今回のFC今治昇格記念セールは、売り上げを増やすということが目的ではありません。FC今治は来季からJ3に昇格しますが、J2に昇格するには大きな課題があります。

岡田 武史会長 コメント
「入会条件を満たしたことについては、ホッとしています。ただ、もっと上を目指しているので、こんな所で喜んでいる場合じゃないと思います。来年はJ3で優勝してもJ2には上がれません。なぜなら、J2に上がるためには1万人以上収容できるスタジアムの建設が必要です。

このスタジアムを設立するのに、30〜40億円かかると言われています。地方のサッカーチームでは一筋縄ではいかない金額です。とはいえ、現在のFC今治のスポンサーは、J3に上がるチームと思えないほどスポンサーの数は多く、デロイトや三菱商事、日本食研といった大企業が入っています。

でも、FC今治らしさといえば、今治という地域に根ざした事業をしている中小企業が地元のサッカーチームを支えていくことこそ、意義があるのではないかと感じています。

ではどうしたら、今治の地域全体を会社として盛り上げることができるのか?FC今治へのサポートを、他の企業もどのように巻き込んでいくか?は社内で色々と議論しましたが、IKEUCHI ORGANICのセールの売り上げの一部をスタジアム建設費用の一部に充ててもらうのが一番良いのでは?という結論に至りました。

具体的には、売り上げの一部を夢スタジアムに掲示しているネームプレートを購入して、スタジアムの設備投資費用に充てることにしたのです。

「ありがとうサービス.夢スタジアム」の入口側(バックスタンド側)中央に設置される個人ネームプレートを販売します。
ネームプレートの売上金額は、スタジアムの設備充実の投資費用に充てさせていただきます。
スタジアムが存続する限り、半永久的に設置します。

長くなりました。

IKEUCHI ORGANICがこうしたキャンペーンを開催するのは、今回が初めて。今後こうしたキャンペーンをする機会は、FC今治がJ2に昇格した時です。それ以外は一切全品セールは行う予定は今後もありません。

なぜそこまでFC今治を応援するのか?については、今後会社のリリースとして、もう少し詳細に説明していきますが、アプローチは違えど、自分たちの代だけでなく、次世代のための社会創りを理念を掲げていて、きっとFC今治の活動が、今治の街の発展に繋がると考えているからです。

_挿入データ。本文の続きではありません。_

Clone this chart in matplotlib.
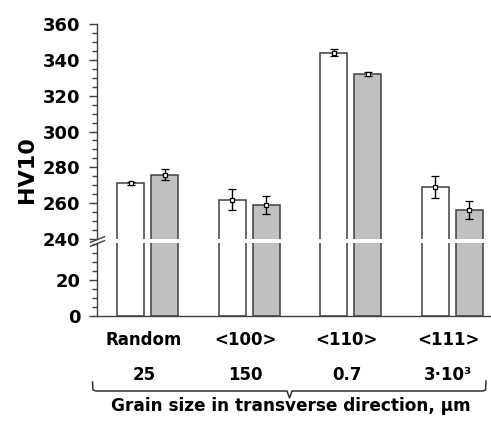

次世代のため、物の豊かさより心の豊かさを大切にする社会創りに貢献する。

次回は当分開催する予定はありませんので、少しでも興味を持ってくれたらぜひホームページをご覧ください。そして私たちと一緒にFC今治を応援していきましょう。

一つの中小企業の取り組みから、地域全体、または他の地域の方にも広がっていくことを願っています。